Objective
All of the data that follows should be retyped exactly, please, except the pictures.
*** Provided material
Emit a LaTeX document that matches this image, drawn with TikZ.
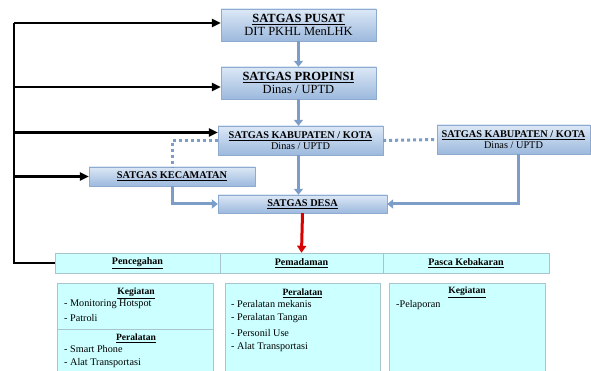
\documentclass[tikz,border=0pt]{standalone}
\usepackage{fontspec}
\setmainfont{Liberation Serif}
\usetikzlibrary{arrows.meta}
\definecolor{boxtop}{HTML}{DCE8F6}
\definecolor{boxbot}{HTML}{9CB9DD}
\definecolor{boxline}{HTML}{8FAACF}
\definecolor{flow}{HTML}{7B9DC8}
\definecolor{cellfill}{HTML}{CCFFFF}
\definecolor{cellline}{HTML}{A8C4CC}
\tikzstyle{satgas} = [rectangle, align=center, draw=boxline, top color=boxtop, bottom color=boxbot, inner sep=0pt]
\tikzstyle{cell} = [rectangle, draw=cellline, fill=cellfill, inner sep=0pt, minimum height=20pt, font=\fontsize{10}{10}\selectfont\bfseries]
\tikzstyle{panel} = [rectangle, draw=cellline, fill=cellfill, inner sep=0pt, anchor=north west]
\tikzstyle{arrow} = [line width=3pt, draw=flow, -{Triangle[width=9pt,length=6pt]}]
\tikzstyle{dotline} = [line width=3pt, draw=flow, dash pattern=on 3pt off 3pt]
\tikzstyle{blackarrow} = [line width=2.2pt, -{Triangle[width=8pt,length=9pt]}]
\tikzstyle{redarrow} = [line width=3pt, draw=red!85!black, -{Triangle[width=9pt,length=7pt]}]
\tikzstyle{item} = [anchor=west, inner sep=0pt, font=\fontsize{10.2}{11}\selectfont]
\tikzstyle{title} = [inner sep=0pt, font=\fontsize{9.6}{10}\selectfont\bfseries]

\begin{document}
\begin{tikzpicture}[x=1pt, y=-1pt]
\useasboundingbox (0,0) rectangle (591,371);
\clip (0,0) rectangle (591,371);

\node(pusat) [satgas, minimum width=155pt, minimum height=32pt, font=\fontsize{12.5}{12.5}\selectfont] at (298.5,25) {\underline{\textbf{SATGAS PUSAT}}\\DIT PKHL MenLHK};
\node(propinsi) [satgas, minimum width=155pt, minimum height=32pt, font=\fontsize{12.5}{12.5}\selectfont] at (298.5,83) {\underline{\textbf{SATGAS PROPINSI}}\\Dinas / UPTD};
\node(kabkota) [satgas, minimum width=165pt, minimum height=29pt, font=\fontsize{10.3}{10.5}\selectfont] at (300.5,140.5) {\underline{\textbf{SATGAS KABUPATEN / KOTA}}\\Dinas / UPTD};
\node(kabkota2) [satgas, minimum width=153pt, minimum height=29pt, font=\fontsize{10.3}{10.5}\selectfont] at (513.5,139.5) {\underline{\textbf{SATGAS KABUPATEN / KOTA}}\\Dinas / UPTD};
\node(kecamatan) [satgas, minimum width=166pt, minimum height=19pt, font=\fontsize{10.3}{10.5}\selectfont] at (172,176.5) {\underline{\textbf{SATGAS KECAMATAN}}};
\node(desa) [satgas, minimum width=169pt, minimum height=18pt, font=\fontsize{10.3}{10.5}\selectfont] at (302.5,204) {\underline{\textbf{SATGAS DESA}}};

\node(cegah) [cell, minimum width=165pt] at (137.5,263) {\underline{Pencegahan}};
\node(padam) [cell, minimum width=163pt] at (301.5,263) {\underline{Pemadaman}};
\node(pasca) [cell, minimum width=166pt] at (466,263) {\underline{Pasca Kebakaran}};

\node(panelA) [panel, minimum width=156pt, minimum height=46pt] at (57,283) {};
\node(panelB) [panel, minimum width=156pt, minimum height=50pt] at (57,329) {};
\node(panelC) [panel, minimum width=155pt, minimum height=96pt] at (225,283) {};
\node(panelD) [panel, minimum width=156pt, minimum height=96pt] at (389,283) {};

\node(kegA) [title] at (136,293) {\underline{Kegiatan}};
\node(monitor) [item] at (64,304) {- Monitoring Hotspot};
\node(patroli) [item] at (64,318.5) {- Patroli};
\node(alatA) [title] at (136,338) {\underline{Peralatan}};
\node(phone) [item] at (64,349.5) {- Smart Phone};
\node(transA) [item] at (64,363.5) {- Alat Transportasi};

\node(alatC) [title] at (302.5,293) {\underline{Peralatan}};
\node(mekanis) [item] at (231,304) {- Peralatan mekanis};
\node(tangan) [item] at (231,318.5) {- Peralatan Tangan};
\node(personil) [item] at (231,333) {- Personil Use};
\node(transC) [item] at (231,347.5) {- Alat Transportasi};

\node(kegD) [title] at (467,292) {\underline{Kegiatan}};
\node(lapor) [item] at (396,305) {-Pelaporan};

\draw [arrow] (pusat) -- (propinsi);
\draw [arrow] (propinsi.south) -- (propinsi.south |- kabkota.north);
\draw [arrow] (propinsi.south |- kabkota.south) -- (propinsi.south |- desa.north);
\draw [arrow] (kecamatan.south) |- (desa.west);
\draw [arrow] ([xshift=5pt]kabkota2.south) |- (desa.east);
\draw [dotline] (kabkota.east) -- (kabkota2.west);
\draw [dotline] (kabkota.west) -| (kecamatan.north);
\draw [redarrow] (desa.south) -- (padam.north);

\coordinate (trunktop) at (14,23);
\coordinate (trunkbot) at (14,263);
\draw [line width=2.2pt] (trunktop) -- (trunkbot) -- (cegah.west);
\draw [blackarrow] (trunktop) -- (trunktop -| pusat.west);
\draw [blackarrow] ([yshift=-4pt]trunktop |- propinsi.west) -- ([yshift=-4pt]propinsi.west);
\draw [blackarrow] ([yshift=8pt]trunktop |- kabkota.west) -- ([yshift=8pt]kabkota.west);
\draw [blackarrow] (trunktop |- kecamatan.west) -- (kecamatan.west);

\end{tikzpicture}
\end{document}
******
Exercise answer
Emit a LaTeX document that matches this image, drawn with TikZ.
\documentclass[tikz,border=0pt]{standalone}
\usepackage{fontspec}
\setmainfont{Liberation Serif}
\usetikzlibrary{arrows.meta}
\definecolor{boxtop}{HTML}{DCE8F6}
\definecolor{boxbot}{HTML}{9CB9DD}
\definecolor{boxline}{HTML}{8FAACF}
\definecolor{flow}{HTML}{7B9DC8}
\definecolor{cellfill}{HTML}{CCFFFF}
\definecolor{cellline}{HTML}{A8C4CC}
\tikzstyle{satgas} = [rectangle, align=center, draw=boxline, top color=boxtop, bottom color=boxbot, inner sep=0pt]
\tikzstyle{cell} = [rectangle, draw=cellline, fill=cellfill, inner sep=0pt, minimum height=20pt, font=\fontsize{10}{10}\selectfont\bfseries]
\tikzstyle{panel} = [rectangle, draw=cellline, fill=cellfill, inner sep=0pt, anchor=north west]
\tikzstyle{arrow} = [line width=3pt, draw=flow, -{Triangle[width=9pt,length=6pt]}]
\tikzstyle{dotline} = [line width=3pt, draw=flow, dash pattern=on 3pt off 3pt]
\tikzstyle{blackarrow} = [line width=2.2pt, -{Triangle[width=8pt,length=9pt]}]
\tikzstyle{redarrow} = [line width=3pt, draw=red!85!black, -{Triangle[width=9pt,length=7pt]}]
\tikzstyle{item} = [anchor=west, inner sep=0pt, font=\fontsize{10.2}{11}\selectfont]
\tikzstyle{title} = [inner sep=0pt, font=\fontsize{9.6}{10}\selectfont\bfseries]

\begin{document}
\begin{tikzpicture}[x=1pt, y=-1pt]
\useasboundingbox (0,0) rectangle (591,371);
\clip (0,0) rectangle (591,371);

\node(pusat) [satgas, minimum width=155pt, minimum height=32pt, font=\fontsize{12.5}{12.5}\selectfont] at (298.5,25) {\underline{\textbf{SATGAS PUSAT}}\\DIT PKHL MenLHK};
\node(propinsi) [satgas, minimum width=155pt, minimum height=32pt, font=\fontsize{12.5}{12.5}\selectfont] at (298.5,83) {\underline{\textbf{SATGAS PROPINSI}}\\Dinas / UPTD};
\node(kabkota) [satgas, minimum width=165pt, minimum height=29pt, font=\fontsize{10.3}{10.5}\selectfont] at (300.5,140.5) {\underline{\textbf{SATGAS KABUPATEN / KOTA}}\\Dinas / UPTD};
\node(kabkota2) [satgas, minimum width=153pt, minimum height=29pt, font=\fontsize{10.3}{10.5}\selectfont] at (513.5,139.5) {\underline{\textbf{SATGAS KABUPATEN / KOTA}}\\Dinas / UPTD};
\node(kecamatan) [satgas, minimum width=166pt, minimum height=19pt, font=\fontsize{10.3}{10.5}\selectfont] at (172,176.5) {\underline{\textbf{SATGAS KECAMATAN}}};
\node(desa) [satgas, minimum width=169pt, minimum height=18pt, font=\fontsize{10.3}{10.5}\selectfont] at (302.5,204) {\underline{\textbf{SATGAS DESA}}};

\node(cegah) [cell, minimum width=165pt] at (137.5,263) {\underline{Pencegahan}};
\node(padam) [cell, minimum width=163pt] at (301.5,263) {\underline{Pemadaman}};
\node(pasca) [cell, minimum width=166pt] at (466,263) {\underline{Pasca Kebakaran}};

\node(panelA) [panel, minimum width=156pt, minimum height=46pt] at (57,283) {};
\node(panelB) [panel, minimum width=156pt, minimum height=50pt] at (57,329) {};
\node(panelC) [panel, minimum width=155pt, minimum height=96pt] at (225,283) {};
\node(panelD) [panel, minimum width=156pt, minimum height=96pt] at (389,283) {};

\node(kegA) [title] at (136,293) {\underline{Kegiatan}};
\node(monitor) [item] at (64,304) {- Monitoring Hotspot};
\node(patroli) [item] at (64,318.5) {- Patroli};
\node(alatA) [title] at (136,338) {\underline{Peralatan}};
\node(phone) [item] at (64,349.5) {- Smart Phone};
\node(transA) [item] at (64,363.5) {- Alat Transportasi};

\node(alatC) [title] at (302.5,293) {\underline{Peralatan}};
\node(mekanis) [item] at (231,304) {- Peralatan mekanis};
\node(tangan) [item] at (231,318.5) {- Peralatan Tangan};
\node(personil) [item] at (231,333) {- Personil Use};
\node(transC) [item] at (231,347.5) {- Alat Transportasi};

\node(kegD) [title] at (467,292) {\underline{Kegiatan}};
\node(lapor) [item] at (396,305) {-Pelaporan};

\draw [arrow] (pusat) -- (propinsi);
\draw [arrow] (propinsi.south) -- (propinsi.south |- kabkota.north);
\draw [arrow] (propinsi.south |- kabkota.south) -- (propinsi.south |- desa.north);
\draw [arrow] (kecamatan.south) |- (desa.west);
\draw [arrow] ([xshift=5pt]kabkota2.south) |- (desa.east);
\draw [dotline] (kabkota.east) -- (kabkota2.west);
\draw [dotline] (kabkota.west) -| (kecamatan.north);
\draw [redarrow] (desa.south) -- (padam.north);

\coordinate (trunktop) at (14,23);
\coordinate (trunkbot) at (14,263);
\draw [line width=2.2pt] (trunktop) -- (trunkbot) -- (cegah.west);
\draw [blackarrow] (trunktop) -- (trunktop -| pusat.west);
\draw [blackarrow] ([yshift=-4pt]trunktop |- propinsi.west) -- ([yshift=-4pt]propinsi.west);
\draw [blackarrow] ([yshift=8pt]trunktop |- kabkota.west) -- ([yshift=8pt]kabkota.west);
\draw [blackarrow] (trunktop |- kecamatan.west) -- (kecamatan.west);

\end{tikzpicture}
\end{document}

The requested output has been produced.